Adapting to Rapid Change

The Hormuz crisis exposes a structural weakness in how most port security operations function: they are designed for steady-state conditions. Security plans assume relatively predictable vessel traffic patterns, established trading routes, and known operator relationships. When those assumptions break down in a matter of days, security teams are left adapting manually.

This is where technology becomes essential rather than optional. AI-native security platforms that integrate vessel tracking, risk scoring, and terminal surveillance can detect pattern changes in real time. When a terminal suddenly receives three unscheduled calls from vessels that rerouted around the Cape, the system should flag the anomaly, pull the relevant vessel risk data, and present it to the operator before the ship reaches the berth.

Automated AIS monitoring can identify vessels that deviated from their declared route, switched off transponders during the Hormuz transit window, or made unscheduled port calls along the diversion route. These are exactly the behavioral indicators that distinguish legitimate rerouted cargo from vessels exploiting the confusion for sanctions evasion or other illicit activity.

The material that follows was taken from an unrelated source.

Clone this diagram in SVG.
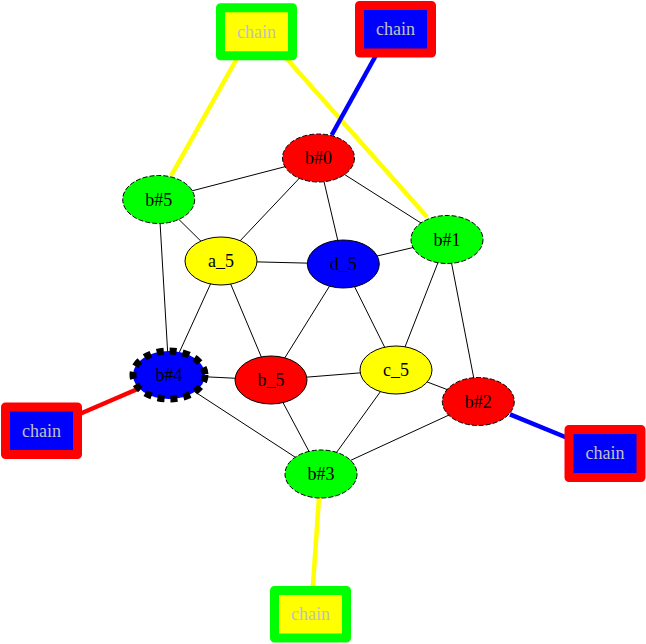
<svg xmlns="http://www.w3.org/2000/svg" width="646" height="644" viewBox="0 0 646 644">
<style>
.e{stroke:#000;stroke-width:1;fill:none}
.t{font-family:"Liberation Serif","Times New Roman",serif;font-size:18px;text-anchor:middle;fill:#000}
.ct{font-family:"Liberation Serif","Times New Roman",serif;font-size:18px;text-anchor:middle;fill:#c0c0c0}
.n{stroke:#000;stroke-width:1}
.d{stroke:#000;stroke-width:1;stroke-dasharray:5,2}
.cb{stroke-width:9;stroke-linejoin:round}
</style>
<rect width="646" height="644" fill="#fff"/>
<g id="edges">
<line class="e" x1="318.5" y1="158" x2="158.7" y2="199.5"/>
<line class="e" x1="318.5" y1="158" x2="221" y2="261"/>
<line class="e" x1="318.5" y1="158" x2="343.3" y2="264"/>
<line class="e" x1="318.5" y1="158" x2="447" y2="239.5"/>
<line class="e" x1="158.7" y1="199.5" x2="221" y2="261"/>
<line class="e" x1="158.7" y1="199.5" x2="169" y2="375"/>
<line class="e" x1="221" y1="261" x2="343.3" y2="264"/>
<line class="e" x1="221" y1="261" x2="169" y2="375"/>
<line class="e" x1="221" y1="261" x2="271" y2="380"/>
<line class="e" x1="343.3" y1="264" x2="447" y2="239.5"/>
<line class="e" x1="343.3" y1="264" x2="271" y2="380"/>
<line class="e" x1="343.3" y1="264" x2="396" y2="370"/>
<line class="e" x1="447" y1="239.5" x2="396" y2="370"/>
<line class="e" x1="447" y1="239.5" x2="478.3" y2="401.5"/>
<line class="e" x1="169" y1="375" x2="271" y2="380"/>
<line class="e" x1="169" y1="375" x2="321" y2="474"/>
<line class="e" x1="271" y1="380" x2="396" y2="370"/>
<line class="e" x1="271" y1="380" x2="321" y2="474"/>
<line class="e" x1="396" y1="370" x2="321" y2="474"/>
<line class="e" x1="396" y1="370" x2="478.3" y2="401.5"/>
<line class="e" x1="478.3" y1="401.5" x2="321" y2="474"/>
<line x1="241.7" y1="50" x2="171" y2="176" stroke="#ffff00" stroke-width="4.5"/>
<line x1="279" y1="50" x2="427.3" y2="217.3" stroke="#ffff00" stroke-width="4.5"/>
<line x1="380" y1="48" x2="331.7" y2="135" stroke="#0000ff" stroke-width="4.5"/>
<line x1="75" y1="416" x2="139.3" y2="388.3" stroke="#ff0000" stroke-width="4.5"/>
<line x1="510" y1="414.3" x2="575" y2="441" stroke="#0000ff" stroke-width="4.5"/>
<line x1="319" y1="497.7" x2="312.3" y2="595" stroke="#ffff00" stroke-width="4.5"/>
</g>
<g id="chain_tl">
<rect class="cb" x="220.5" y="7.8" width="72" height="48" fill="#ffff00" stroke="#00ff00"/>
<text class="ct" x="256.5" y="37.5">chain</text>
</g>
<g id="chain_tr">
<rect class="cb" x="359.5" y="5.5" width="72" height="47.5" fill="#0000ff" stroke="#ff0000"/>
<text class="ct" x="395.5" y="35">chain</text>
</g>
<g id="chain_l">
<rect class="cb" x="5.5" y="407" width="72" height="47.5" fill="#0000ff" stroke="#ff0000"/>
<text class="ct" x="41.5" y="436.5">chain</text>
</g>
<g id="chain_r">
<rect class="cb" x="569" y="429.5" width="72" height="48" fill="#0000ff" stroke="#ff0000"/>
<text class="ct" x="605" y="459">chain</text>
</g>
<g id="chain_b">
<rect class="cb" x="274.5" y="590.5" width="72" height="47.5" fill="#ffff00" stroke="#00ff00"/>
<text class="ct" x="310.5" y="620">chain</text>
</g>
<g id="b0">
<ellipse class="d" cx="318.5" cy="158" rx="36" ry="24" fill="#ff0000"/>
<text class="t" x="318.5" y="164">b#0</text>
</g>
<g id="b5">
<ellipse class="d" cx="158.7" cy="199.5" rx="36" ry="24" fill="#00ff00"/>
<text class="t" x="158.7" y="205.5">b#5</text>
</g>
<g id="a5">
<ellipse class="n" cx="221" cy="261" rx="36" ry="24" fill="#ffff00"/>
<text class="t" x="221" y="267">a_5</text>
</g>
<g id="d5">
<ellipse class="n" cx="343.3" cy="264" rx="36" ry="24" fill="#0000ff"/>
<text class="t" x="343.3" y="270">d_5</text>
</g>
<g id="b1">
<ellipse class="d" cx="447" cy="239.5" rx="36" ry="24" fill="#00ff00"/>
<text class="t" x="447" y="245.5">b#1</text>
</g>
<g id="c5">
<ellipse class="n" cx="396" cy="370" rx="36" ry="24" fill="#ffff00"/>
<text class="t" x="396" y="376">c_5</text>
</g>
<g id="b2">
<ellipse class="d" cx="478.3" cy="401.5" rx="36" ry="24" fill="#ff0000"/>
<text class="t" x="478.3" y="407.5">b#2</text>
</g>
<g id="b4">
<ellipse cx="169" cy="375" rx="36" ry="24" fill="#0000ff" stroke="#000" stroke-width="7" stroke-dasharray="7,6"/>
<text class="t" x="169" y="381">b#4</text>
</g>
<g id="b_5">
<ellipse class="n" cx="271" cy="380" rx="36" ry="24" fill="#ff0000"/>
<text class="t" x="271" y="386">b_5</text>
</g>
<g id="b3">
<ellipse class="d" cx="321" cy="474" rx="36" ry="24" fill="#00ff00"/>
<text class="t" x="321" y="480">b#3</text>
</g>
</svg>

What Security Teams Should Do Now

Review pre-arrival screening procedures and ensure they account for the increased volume of unfamiliar vessels. Verify that ISPS Code facility security plans have been updated to reflect the current threat environment. Coordinate with vessel traffic services and port authorities on expected diversions. And critically, ensure that your surveillance and monitoring systems can scale to handle increased activity without degrading detection capability.

The Hormuz situation may stabilize or it may escalate. Either way, the operational lesson is clear: port security systems must be built for disruption, not just routine.